Contra lo que pudiera creerse, el ordenanza no fue ideado para aprovisionar de cafés y tejeringos a los jefes de negociado, ni para apilar expedientes bajo el vano de la escalera, ni para cargar con la compra de la señora del ministro desde la sede de la representación del gobierno hasta el domicilio familiar del excelentísimo señor. Esto no era más que apariencia. En realidad, el ordenanza fue creado para expiar las culpas de quienes por formación, fortuna o parentesco fueron acomodados por encima de él dentro del ecosistema ministerial.
Si el señor ministro reconvenía al secretario general, éste endosaba la responsabilidad al señor subsecretario quien, en un alarde de prestidigitador, la desviaba hacia el director de departamento, que, sin dilación, llamaba a capítulo al jefe de sección, paso previo e inexcusable a la severa reprimenda que minutos más tarde recibiría el oficial de primera, a quien, con las orejas gachas tras el rapapolvo, no cabía duda de la conveniencia de sancionar al auxiliar, cuya tendencia instintiva, encargada de cerrar el círculo, era la de largarle el muerto al desgraciado del uniforme que, impertérrito, ejercía su labor de centinela ante las puertas del Ministerio. El ordenanza no era una categoría profesional, era una metáfora del mundo.
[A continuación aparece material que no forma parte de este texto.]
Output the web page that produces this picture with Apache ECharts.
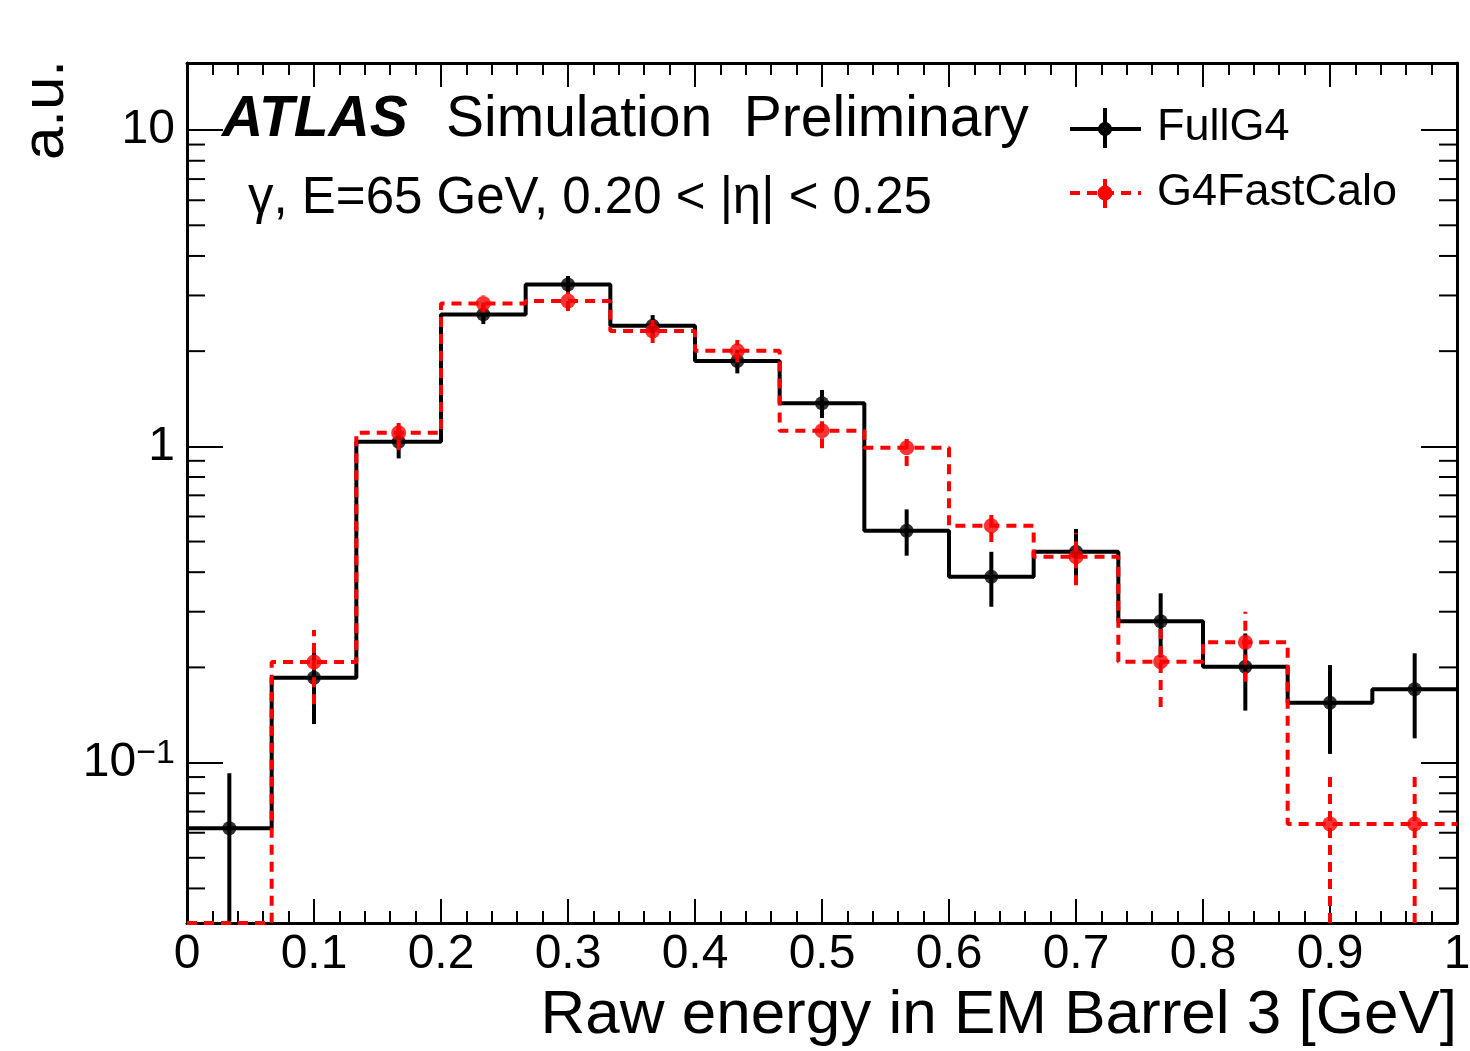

Un ordenanza imita a la naturaleza. Cualquiera que se detenga a observar con mínima curiosidad el comportamiento de las bestias advertirá cómo las criaturas a las que Dios privó de razón se erigen, al mismo tiempo, en amenaza para la supervivencia de unos y en apetitosa dieta para la glotonería de otros. En el orden natural, todos comen y son comidos. Lo que nos interesa saber es que al término de esta colosal merienda cena que es la existencia siempre hallamos a un tipo enclenque, diminuto e inofensivo que se lamenta porque es el único que nunca se come a nadie. Es lo que ocurre con los percebes en las rías gallegas y con los ordenanzas en las sedes ministeriales.

El ser humano imita a la naturaleza con el propósito de preservar la estabilidad y el óptimo funcionamiento del edificio social. Este afán de emulación se encuentra en el origen de la aparición del ordenanza y su parentela, seres concebidos para cargar con las culpas ajenas. Hablamos, entre otros, del árbitro de fútbol, la cuñada sorda y el trabajador asalariado.

Persuadido de la eficacia de tales mecanismos de reajuste social, el señor presidente del Consejo Superior de Cámaras de Comercio, Javier Gómez Navarro, ha declarado a un diario que el comportamiento irresponsable de los asalariados explica en buena parte la atonía que lastra la economía española. Gómez Navarro ha instado a los sindicatos a dejar de defender a “vagos”, consideración que, sin mayores precisiones, atribuye al trabajador asalariado en situación de baja laboral. Que el señor Gómez Navarro diga estas cosas no debe llamar a escándalo. Al fin y al cabo, es por decir cosas como ésta por lo que le pagan. El señor presidente de las Cámaras de Comercio es un empleado aplicado. Cuando ejercía de secretario de Estado y ministro bajo gobiernos socialistas le pagaban por decir otras cosas, y las decía. El interés de las palabras de Gómez Navarro reside en lo que tienen de confirmación de la vigencia y eficacia de ese mecanismo social para la atribución eficiente de la culpa que más arriba describíamos. Es la voz que nos alerta de que un Botín de riñón forrado con dinero público merece mayor crédito que un ordenanza de baja aquejado de paperas.